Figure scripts
┄┄┄┄┄┄┄┄┄┄

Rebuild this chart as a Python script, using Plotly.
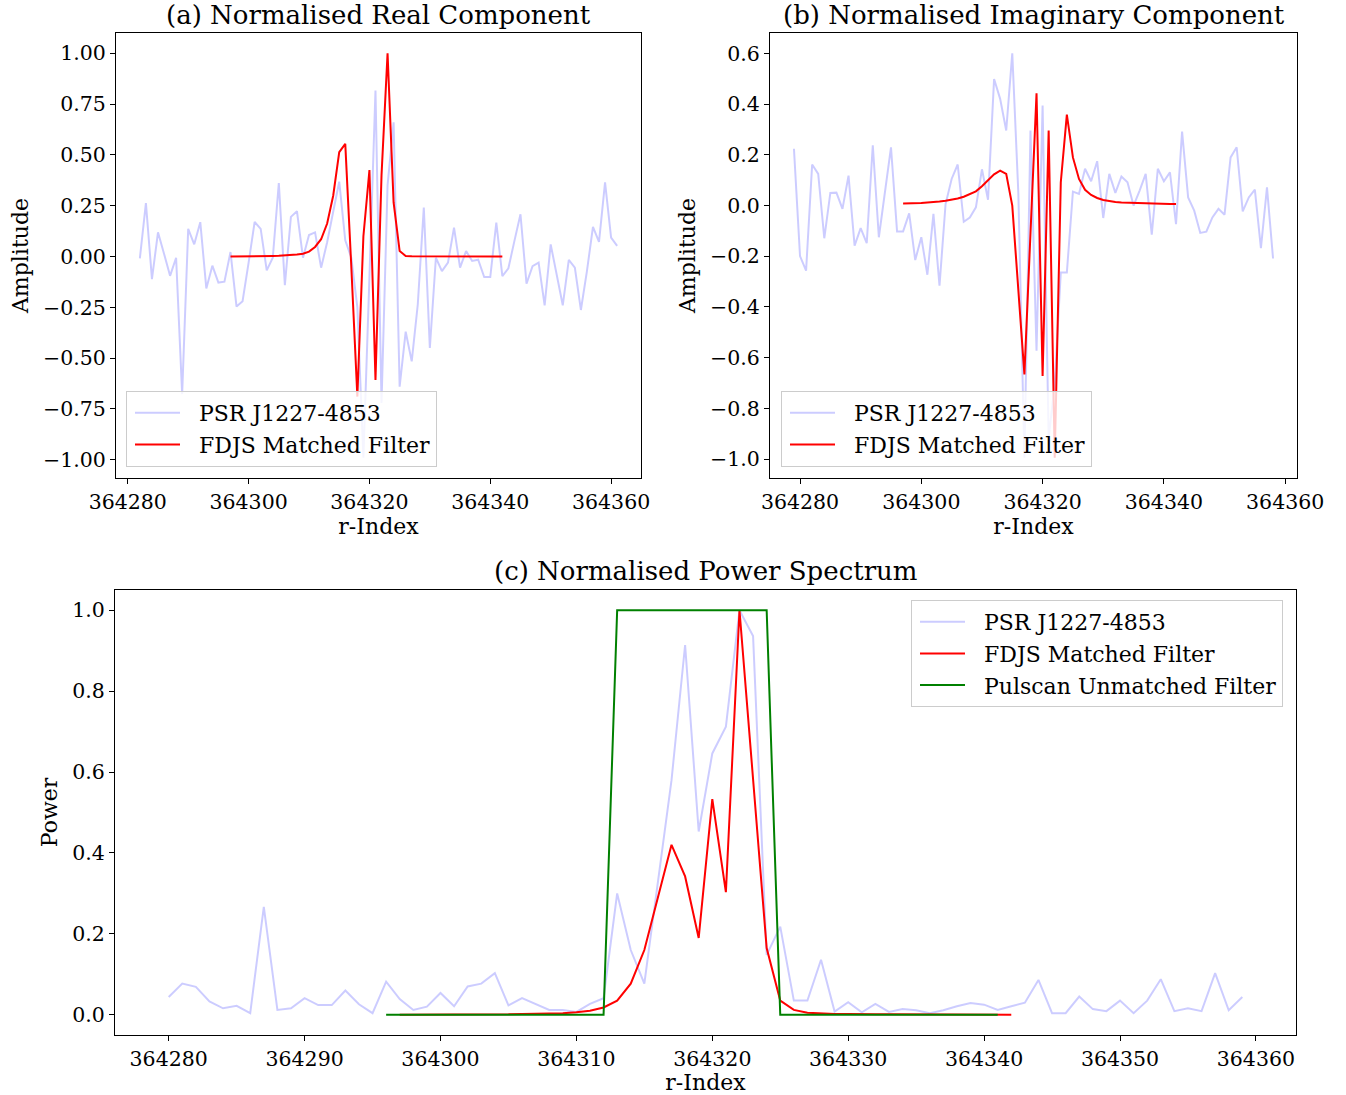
import plotly.graph_objects as go

# ---------------- data ----------------
# (a) real component
a_blue_start = 364282
a_blue = [-0.009, 0.263, -0.111, 0.119, 0.014, -0.095, -0.006, -0.677, 0.136, 0.060,
          0.169, -0.157, -0.045, -0.128, -0.124, 0.022, -0.246, -0.220, -0.030, 0.170,
          0.136, -0.068, -0.006, 0.361, -0.141, 0.195, 0.223, -0.006, 0.106, 0.119,
          -0.055, 0.070, 0.220, 0.368, 0.080, -0.006, -0.250, -0.990, -0.100, 0.817,
          -0.720, 0.350, 0.660, -0.640, -0.370, -0.516, -0.236, 0.241, -0.450, -0.006,
          -0.072, -0.030, 0.142, -0.055, 0.027, -0.022, -0.016, -0.101, -0.101, 0.167,
          -0.096, -0.058, 0.077, 0.208, -0.133, -0.047, -0.030, -0.240, 0.060, -0.088,
          -0.240, -0.016, -0.055, -0.263, -0.072, 0.146, 0.072, 0.365, 0.093, 0.052]
a_red_start = 364297
a_red = [0.000, 0.000, 0.001, 0.001, 0.001, 0.002, 0.002, 0.003, 0.004, 0.005,
         0.007, 0.010, 0.014, 0.024, 0.047, 0.085, 0.162, 0.299, 0.513, 0.554,
         -0.050, -0.689, 0.100, 0.425, -0.607, 0.400, 1.000, 0.266, 0.027, 0.003,
         0.001, 0.001, 0.000, 0.000, 0.000, 0.000, 0.000, 0.000, 0.000, 0.000,
         0.000, 0.000, 0.000, 0.000, 0.000, 0.000]

# (b) imaginary component
b_blue_start = 364279
b_blue = [0.224, -0.199, -0.257, 0.162, 0.125, -0.129, 0.050, 0.051, -0.013, 0.118,
          -0.158, -0.089, -0.148, 0.238, -0.125, 0.050, 0.230, -0.102, -0.102, -0.031,
          -0.215, -0.125, -0.273, -0.033, -0.316, 0.006, 0.105, 0.162, -0.064, -0.047,
          -0.007, 0.143, 0.023, 0.499, 0.421, 0.296, 0.601, 0.050, -0.995, 0.296,
          -0.573, 0.395, -0.920, -0.700, -0.264, -0.264, 0.055, 0.046, 0.145, 0.096,
          0.175, -0.049, 0.125, 0.050, 0.115, 0.092, 0.000, 0.059, 0.125, -0.115,
          0.145, 0.096, 0.131, -0.073, 0.292, 0.032, -0.020, -0.108, -0.103, -0.047,
          -0.013, -0.036, 0.190, 0.230, -0.023, 0.032, 0.063, -0.168, 0.072, -0.209]
b_red_start = 364297
b_red = [0.008, 0.008, 0.009, 0.010, 0.012, 0.013, 0.016, 0.019, 0.023, 0.028,
         0.035, 0.044, 0.056, 0.076, 0.100, 0.123, 0.138, 0.125, 0.000, -0.330,
         -0.666, -0.110, 0.443, -0.672, 0.296, -0.995, 0.092, 0.359, 0.190, 0.105,
         0.062, 0.042, 0.030, 0.022, 0.017, 0.014, 0.012, 0.011, 0.010, 0.009,
         0.008, 0.008, 0.007, 0.007, 0.006, 0.006]

# (c) power spectrum
c_blue_start = 364280
c_blue = [0.044, 0.077, 0.069, 0.033, 0.016, 0.022, 0.004, 0.267, 0.012, 0.016,
          0.041, 0.024, 0.024, 0.060, 0.026, 0.004, 0.082, 0.039, 0.012, 0.020,
          0.054, 0.021, 0.070, 0.077, 0.103, 0.023, 0.041, 0.027, 0.012, 0.012,
          0.007, 0.027, 0.041, 0.300, 0.160, 0.077, 0.330, 0.580, 0.914, 0.453,
          0.646, 0.712, 1.000, 0.936, 0.148, 0.218, 0.035, 0.035, 0.136, 0.008,
          0.031, 0.006, 0.027, 0.007, 0.014, 0.011, 0.004, 0.011, 0.021, 0.029,
          0.025, 0.012, 0.021, 0.030, 0.086, 0.004, 0.004, 0.045, 0.014, 0.009,
          0.035, 0.004, 0.035, 0.088, 0.009, 0.016, 0.009, 0.103, 0.011, 0.044]
c_red_start = 364297
c_red = [0.000, 0.000, 0.000, 0.000, 0.000, 0.000, 0.001, 0.001, 0.001, 0.002,
         0.002, 0.003, 0.004, 0.006, 0.010, 0.018, 0.035, 0.077, 0.160, 0.290,
         0.420, 0.342, 0.190, 0.533, 0.303, 1.000, 0.580, 0.165, 0.035, 0.012,
         0.005, 0.003, 0.002, 0.002, 0.001, 0.001, 0.001, 0.001, 0.000, 0.000,
         0.000, 0.000, 0.000, 0.000, 0.000, 0.000]
c_green_start = 364296
c_green = [0] * 17 + [1] * 12 + [0] * 17

names = ["PSR J1227-4853", "FDJS Matched Filter", "Pulscan Unmatched Filter"]
titles = ["(a) Normalised Real Component", "(b) Normalised Imaginary Component",
          "(c) Normalised Power Spectrum"]

# ---------------- styling ----------------
FONT = "DejaVu Serif"
BLUE = "rgba(0,0,255,0.2)"
RED = "#ff0000"
GREEN = "#008000"
W, H = 1346, 1095
GAP = "\u00a0\u00a0"   # extra spacing between legend handle and label


def xs(start, vals):
    return list(range(start, start + len(vals)))


fig = go.Figure()


def add(start, vals, color, name, xa, ya, legend):
    fig.add_trace(go.Scatter(x=xs(start, vals), y=vals, mode="lines",
                             line=dict(color=color, width=2), name=GAP + name,
                             xaxis=xa, yaxis=ya, legend=legend))


add(a_blue_start, a_blue, BLUE, names[0], "x", "y", "legend")
add(a_red_start, a_red, RED, names[1], "x", "y", "legend")
add(b_blue_start, b_blue, BLUE, names[0], "x2", "y2", "legend2")
add(b_red_start, b_red, RED, names[1], "x2", "y2", "legend2")
add(c_blue_start, c_blue, BLUE, names[0], "x3", "y3", "legend3")
add(c_red_start, c_red, RED, names[1], "x3", "y3", "legend3")
add(c_green_start, c_green, GREEN, names[2], "x3", "y3", "legend3")


def px_x(p):
    return p / W


def px_y(p):
    return (H - p) / H


axis_common = dict(showline=True, mirror=True, linecolor="black", linewidth=1,
                   ticks="outside", ticklen=5, tickwidth=1, tickcolor="black",
                   showgrid=False, zeroline=False, automargin=False,
                   tickfont=dict(family=FONT, size=20.5, color="black"))
title_font = dict(family=FONT, size=22, color="black")


def span(vals, start, pad=0.05):
    lo, hi = start, start + len(vals) - 1
    d = (hi - lo) * pad
    return [lo - d, hi + d]


def yspan(vals, pad=0.05):
    lo, hi = min(vals), max(vals)
    d = (hi - lo) * pad
    return [lo - d, hi + d]


fig.update_layout(
    width=W, height=H, autosize=False,
    margin=dict(l=0, r=0, t=0, b=0),
    paper_bgcolor="white", plot_bgcolor="white",
    font=dict(family=FONT, color="black"),
    xaxis=dict(domain=[px_x(116), px_x(641)], anchor="y",
               range=span(a_blue, a_blue_start), tickmode="linear", tick0=364280, dtick=20,
               tickformat="d", title=dict(text="r-Index", font=title_font, standoff=2),
               **axis_common),
    yaxis=dict(domain=[px_y(478), px_y(33)], anchor="x",
               range=yspan(a_blue + a_red), tickmode="linear", tick0=0, dtick=0.25,
               tickformat=".2f", title=dict(text="Amplitude", font=title_font, standoff=8),
               **axis_common),
    xaxis2=dict(domain=[px_x(770), px_x(1297)], anchor="y2",
                range=span(b_blue, b_blue_start), tickmode="linear", tick0=364280, dtick=20,
                tickformat="d", title=dict(text="r-Index", font=title_font, standoff=2),
                **axis_common),
    yaxis2=dict(domain=[px_y(478), px_y(33)], anchor="x2",
                range=yspan(b_blue + b_red), tickmode="linear", tick0=0, dtick=0.2,
                tickformat=".1f", title=dict(text="Amplitude", font=title_font, standoff=8),
                **axis_common),
    xaxis3=dict(domain=[px_x(115), px_x(1296)], anchor="y3",
                range=span(c_blue, c_blue_start), tickmode="linear", tick0=364280, dtick=10,
                tickformat="d", title=dict(text="r-Index", font=title_font, standoff=2),
                **axis_common),
    yaxis3=dict(domain=[px_y(1035), px_y(590)], anchor="x3",
                range=yspan(c_blue + c_red + c_green), tickmode="linear", tick0=0, dtick=0.2,
                tickformat=".1f", title=dict(text="Power", font=title_font, standoff=8),
                **axis_common),
)

leg_common = dict(bgcolor="rgba(255,255,255,0.8)", bordercolor="#cccccc", borderwidth=1,
                  itemwidth=45, indentation=3,
                  font=dict(family=FONT, size=22, color="black"))
fig.update_layout(
    legend=dict(x=px_x(126), y=px_y(467), xanchor="left", yanchor="bottom", **leg_common),
    legend2=dict(x=px_x(781), y=px_y(467), xanchor="left", yanchor="bottom", **leg_common),
    legend3=dict(x=px_x(1283), y=px_y(600), xanchor="right", yanchor="top", **leg_common),
)

# subplot titles
title_pos = [((116 + 641) / 2, 15), ((770 + 1297) / 2, 15), ((115 + 1296) / 2, 571)]
for t, (cx, cy) in zip(titles, title_pos):
    fig.add_annotation(text=t, x=px_x(cx), y=px_y(cy), xref="paper", yref="paper",
                       xanchor="center", yanchor="middle", showarrow=False,
                       font=dict(family=FONT, size=26, color="black"))

fig.write_html("out.html")
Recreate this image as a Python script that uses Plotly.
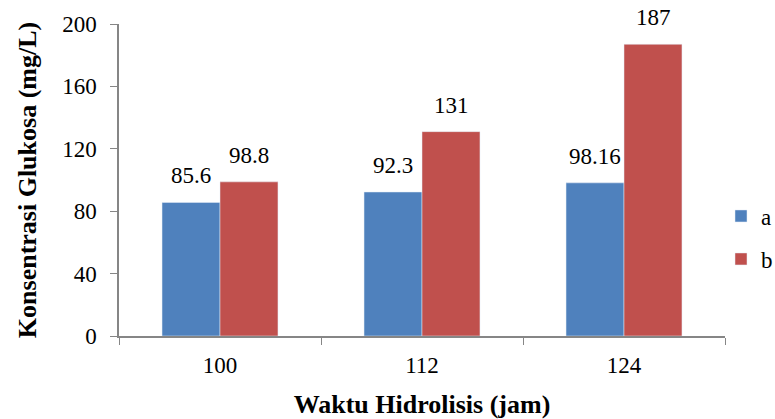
import plotly.graph_objects as go

categories = ["100", "112", "124"]
series_a = [85.6, 92.3, 98.16]
series_b = [98.8, 131, 187]
labels_a = ["85.6", "92.3", "98.16"]
labels_b = ["98.8", "131", "187"]
y_ticks = [0, 40, 80, 120, 160, 200]

FF = "Times New Roman"

def f(size, **kw):
    return dict(family=FF, size=size, color="black", **kw)

fig = go.Figure()
fig.add_trace(go.Bar(name="a", x=categories, y=series_a, marker_color="#4F81BD",
                     legend="legend"))
fig.add_trace(go.Bar(name="b", x=categories, y=series_b, marker_color="#C0504D",
                     legend="legend2"))

for vals, labs, dx in ((series_a, labels_a, -29), (series_b, labels_b, 29)):
    for i, (v, t) in enumerate(zip(vals, labs)):
        fig.add_annotation(x=i, y=v, text=t, showarrow=False, xshift=dx,
                           yanchor="bottom", yshift=12, font=f(23))

leg = dict(xanchor="left", yanchor="middle", font=f(23), itemwidth=30,
           bgcolor="rgba(0,0,0,0)")
fig.update_layout(
    width=775, height=419,
    margin=dict(l=119, r=50, t=24, b=83, autoexpand=False),
    paper_bgcolor="white", plot_bgcolor="white",
    font=f(23),
    barmode="group", bargap=0.426, bargroupgap=0,
    showlegend=True,
    legend=dict(x=0.9934, y=0.3846, **leg),
    legend2=dict(x=0.9934, y=0.2468, **leg),
    xaxis=dict(
        type="category", range=[-0.5, 2.5], showline=True, linecolor="#868686",
        linewidth=1.5, tickangle=0,
        ticks="outside", tickson="boundaries", ticklen=7, tickcolor="#868686",
        showgrid=False, tickfont=f(23), automargin=False, ticklabelstandoff=8,
        title=dict(text="<b>Waktu Hidrolisis (jam)</b>", font=f(26), standoff=18),
    ),
    yaxis=dict(
        range=[0, 200], tickvals=y_ticks, showline=True, linecolor="#868686",
        linewidth=1.5, ticks="outside", ticklen=7, tickcolor="#868686",
        showgrid=False, zeroline=False, tickfont=f(23), automargin=False,
        ticklabelstandoff=9,
        title=dict(text="<b>Konsentrasi Glukosa (mg/L)</b>", font=f(26), standoff=18),
    ),
)

fig.write_html("out.html", config={"displayModeBar": False},
               post_script="document.body.style.margin='0px';document.body.style.overflow='hidden';")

┄┄┄┄┄┄┄┄┄┄

# Exercise prompt:
Pick out the part that begins with the line containing "Recreate this image" and finishes with the line containing "y_ticks = [0, 40, 80, 120, 160, 200]", both included. Restate it exactly, without images.

# Right answer:
Recreate this image as a Python script that uses Plotly.
import plotly.graph_objects as go

categories = ["100", "112", "124"]
series_a = [85.6, 92.3, 98.16]
series_b = [98.8, 131, 187]
labels_a = ["85.6", "92.3", "98.16"]
labels_b = ["98.8", "131", "187"]
y_ticks = [0, 40, 80, 120, 160, 200]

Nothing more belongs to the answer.